There is a curious practice in society today. Telephone “calls” are made to “booty,” “benefits” are obtained from “friends” and “buddies” are “f–ed around with. There are a lot of euphemisms thrown around for that naughty but thrilling interaction: a relationship founded solely on recreational sex. Urbandictionary.com even cites the absurdly amusing term “slampiece,” sometimes abbreviated as “slamp,” and gives this contextual example: “Sorry I haven’t come to work in the past month, I’ve been busy shagging my new slampiece full time and couldn’t walk straight.”Some would scoff at the idea of minimizing a relationship to the concert of sub-torso anatomy, but for others it’s a way of life. Type “f– buddy” into Google.com, and the search engine presents a lengthy list of sites akin to X-rated Facebooks with thousands of members. Sites like www.hotmatchup.com or www.f***-buddies.com, geared towards pairing eager swingers, provide single click access to a master list of sexual actives hot to trot.

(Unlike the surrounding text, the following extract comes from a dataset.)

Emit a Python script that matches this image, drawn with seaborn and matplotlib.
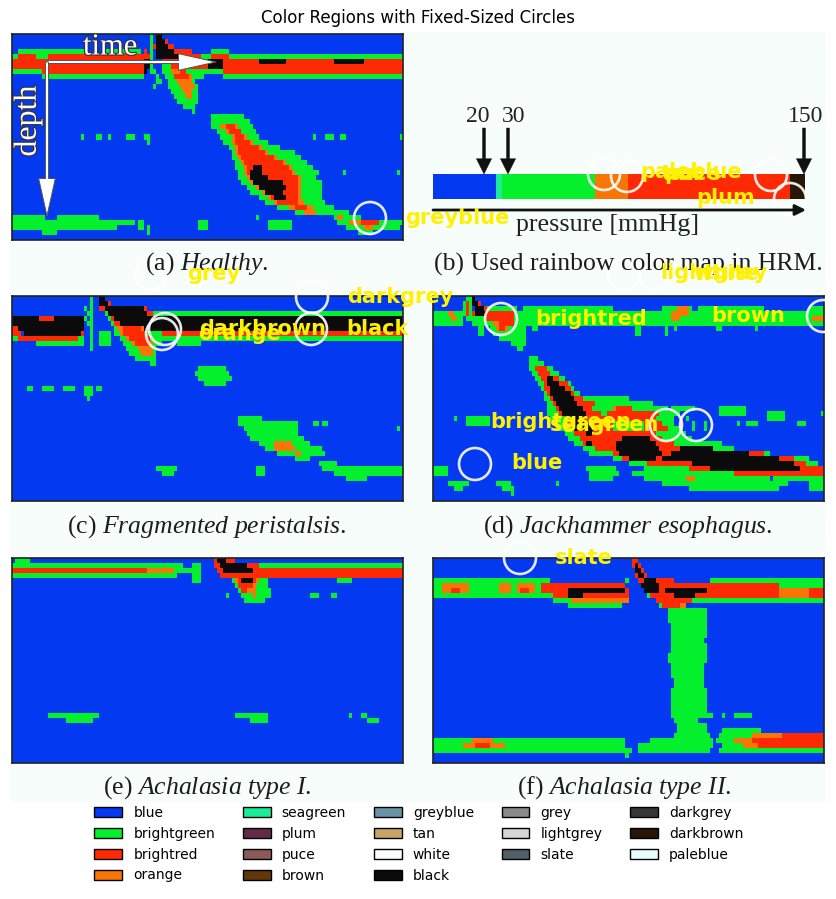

Curious, I submitted my name and e-mail address, checked a box to verify I was 18, and then browsed an overflowing page full of San Luis Obispans, interested in all sorts of activities ranging from sodomy to public sex. Despite the hedonistic allure, “friends with benefits” is a losing proposition in the long run. There’s a fair chance for things to quickly go sour between recreational lovers. The pretense of feeling-free fooling around is often just the gimmick of a partner seeking love or affection, and that partner will be disappointed or heartbroken when a true relationship does not materialize. Things will get particularly ugly as he or she tries to force what just isn’t there, slipping into desperation. If you find yourself on the carefree end of sex with no strings, beware that trouble is probably brewing. Problems with jealousy and betrayal can arise too, when partners don’t feel that obligation to share with each other their true intentions. Partner A finds out that Partner B has also been sleeping with C, D and E, which is technically not against the rules, but hurtful to A nonetheless. I’ve known one person who is typically “in love” with two to three people at a time, but is careful to keep those loves from crossing.

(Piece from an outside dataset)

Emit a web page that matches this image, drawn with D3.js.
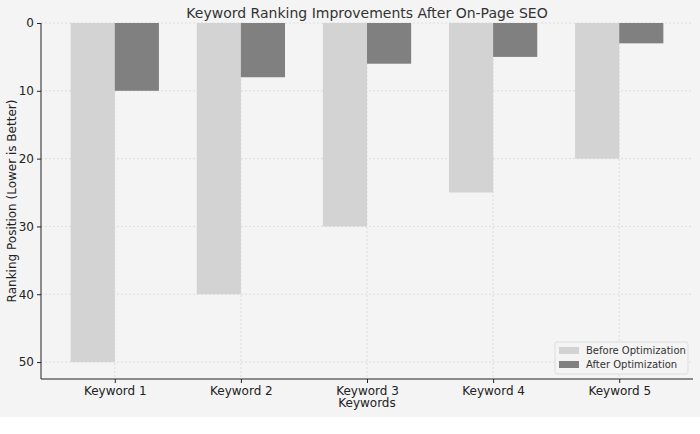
<!DOCTYPE html><html><head><meta charset="utf-8"><script src="https://cdn.jsdelivr.net/npm/d3@7"></script>
<style>body{margin:0;background:#fff}text{font-family:"DejaVu Sans",sans-serif}</style></head><body><svg id="c" width="700" height="434"></svg><script>
const categories=["Keyword 1","Keyword 2","Keyword 3","Keyword 4","Keyword 5"];
const before=[50,40,30,25,20];
const after=[10,8,6,5,3];
const yTicks=[0,10,20,30,40,50];
const svg=d3.select("#c");
svg.append("rect").attr("width",700).attr("height",434).attr("fill","#fff");
svg.append("rect").attr("width",700).attr("height",417).attr("fill","#f4f4f4");
const L=41,R=693,T=23,B=379;
const x=d3.scaleLinear().domain([-0.585,4.585]).range([L,R]);
const y=d3.scaleLinear().domain([0,52.5]).range([T,B]);
const g=svg.append("g");
g.selectAll(".gy").data(yTicks).join("line").attr("x1",L).attr("x2",R).attr("y1",d=>y(d)).attr("y2",d=>y(d)).attr("stroke","#ccc").attr("stroke-dasharray","2,2").attr("stroke-width",0.6);
g.selectAll(".gx").data(categories).join("line").attr("x1",(d,i)=>x(i)).attr("x2",(d,i)=>x(i)).attr("y1",T).attr("y2",B).attr("stroke","#ccc").attr("stroke-dasharray","2,2").attr("stroke-width",0.6);
const w=x(0.35)-x(0);
g.selectAll(".b").data(before).join("rect").attr("x",(d,i)=>x(i-0.35)).attr("y",y(0)).attr("width",w).attr("height",d=>y(d)-y(0)).attr("fill","#d3d3d3");
g.selectAll(".a").data(after).join("rect").attr("x",(d,i)=>x(i)).attr("y",y(0)).attr("width",w).attr("height",d=>y(d)-y(0)).attr("fill","#808080");
const ya=svg.append("g").attr("transform",`translate(${L},0)`).call(d3.axisLeft(y).tickValues(yTicks).tickSize(4).tickSizeOuter(0));
const xa=svg.append("g").attr("transform",`translate(0,${B})`).call(d3.axisBottom(x).tickValues([0,1,2,3,4]).tickFormat(i=>categories[i]).tickSize(4).tickSizeOuter(0));
[ya,xa].forEach(a=>{a.selectAll("text").attr("font-size",12).attr("fill","#222");a.select(".domain").attr("stroke","#222");a.selectAll(".tick line").attr("stroke","#222");});
xa.select(".domain").attr("d",`M${L},0H${R}`);
ya.select(".domain").attr("d",`M0,${T}V${B}`);
svg.append("text").attr("x",(L+R)/2).attr("y",18).attr("text-anchor","middle").attr("font-size",14).attr("fill","#333").text("Keyword Ranking Improvements After On-Page SEO");
svg.append("text").attr("x",(L+R)/2).attr("y",407).attr("text-anchor","middle").attr("font-size",12).attr("fill","#222").text("Keywords");
svg.append("text").attr("transform",`translate(16,${(T+B)/2}) rotate(-90)`).attr("text-anchor","middle").attr("font-size",12).attr("fill","#222").text("Ranking Position (Lower is Better)");
const lg=svg.append("g").attr("transform","translate(555,342)");
lg.append("rect").attr("width",133).attr("height",32).attr("rx",2).attr("fill","#f4f4f4").attr("stroke","#ddd");
[["Before Optimization","#d3d3d3"],["After Optimization","#808080"]].forEach((d,i)=>{
lg.append("rect").attr("x",4).attr("y",5+i*14).attr("width",20).attr("height",7).attr("fill",d[1]);
lg.append("text").attr("x",31).attr("y",12+i*14).attr("font-size",10).attr("fill","#333").text(d[0]);});
</script></body></html>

Worse, these practices form bad habits that are hard to kick if a good chance at a real relationship comes along. You might spoil the love of your life simply because you are in the habit of sleeping around without consequence. You might hurt a person you potentially care about because sex and intimacy do not have the gravity for you that it does for them.
Worst, you might somehow build up immunity to the feelings of love that are true human gratification.
The last downfall people describe to is that a purely sexual relationship can become boring without anything reinforcing it. Sure, there’s probably lustful, passionate sex in the beginning, and a shared joy in that will keep partners together for a while. But a variety of interests is necessary for stimulation of the mind, and a variety of sexual acts alone cannot fulfill this desire. Eventually partners will realize, and dread, that sex is utterly the only thing they have between them. The relationship becomes valueless and uninteresting. One can only tolerate so many wordless humps and lifeless conversations before venturing on to more promising things. Meeting a new girl with great tits or a fresh guy with pectorals that double as can openers might start this whole pattern over again. But what the desperate sexaholic really aught to try is to bond with someone over something besides looks and sex.